Non c'è che dire, una bella tiritera di patrio eroismo quella del Radice. Ma quelli erano i tempi e lo storico brontese credeva a quel che scriveva e si impegnò, infatti, strenuamente per la realizzazione del Monumento ai caduti e del Parco di Rimembranza, una iniziativa sorta in Italia nel 1922 e voluta dal Governo dittatoriale fascista.

Bronte, Villa comunaleDel primo sappiamo come andò a finire. Il secondo non vide nemmeno la luce ma ce ne dà qualche ragguaglio Franco Cimbali.
«Come si evince da questo articolo, - scrive Cimbali ne Il Radice sconosciuto - il Radice fu uno strenuo promotore di testimonianze, commemorazioni o di monumenti da dedicare alla memoria dei caduti, morti “fra alalà di gioia” nella “grande guerra del mondo” per la Patria.

A Bronte, il luogo dove doveva sorgere era stato identificato allo Scialandro, dove oggi c’è la Villa comunale (foto a destra). Il progetto, redatto dall’ing. Salvatore Russo, era pronto sin dall’Ottobre dello stesso anno.

Nel Dicembre successivo si era costituito un Comitato composto da 22 nominativi (presidente il rettore del Capizzi sac. Vincenzo Portaro).

Nel Settembre del 1924 nell’Aula Magna del Real Collegio Capizzi si era espletata la gara di appalto, a mezzo di asta pubblica, delle “opere di costruzione, muri di cinta del ingresso principale con cancello in ferro” per un importo di Lire 8.154,25.
Vi parteciparono Antonino Diolosà fu Placido, Antonino Castiglione di Francesco, Nunzio Gorgone di Vincenzo, Vincenzo Gorgone fu Luigi, “tutti muri fabbri nati e domiciliati in Bronte”.

Vinse la gara il Diolosà con un’offerta al ribasso di L. 7.700. I lavori, consegnati ufficialmente un mese dopo, il 21 Ottobre 1924, dovevano essere portati a compimento “entro 60 giorni, penalità di L. 10 per ogni giorno di ritardo”.
Andarono però a rilento, ben presto furono del tutto sospesi e il Parco di Rimembranza finì in una lunga controversia fra l’impresa appaltatrice ed il Comitato, sfociata in reciproche citazioni, dichiaratorie ed una vertenza giudiziaria che si trascinò fino al 1929. Ben tre avvocati (Schilirò, Pettinato e Isola) sostennero le ragioni del Comitato.

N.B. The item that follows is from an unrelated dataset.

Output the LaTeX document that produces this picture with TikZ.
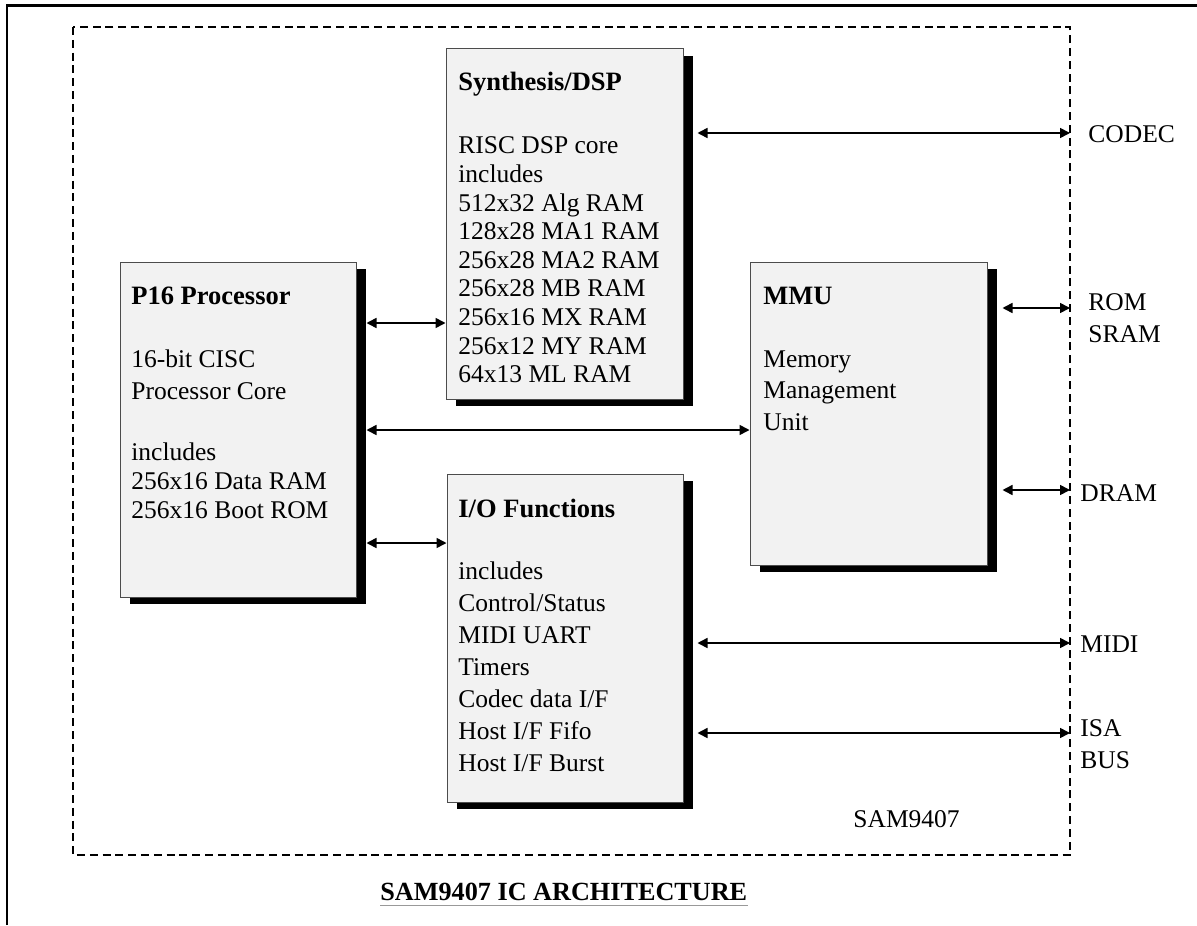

In conclusione, non c’è dato sapere a chi delle due parti in causa la Corte di Appello di Catania, II Sezione, abbia dato ragione nel 1928. Il Parco non venne realizzato e l’iniziativa che si proponeva di rendere onore a coloro che alla Patria avevano offerto la propria vita finì nel dimenticatoio.»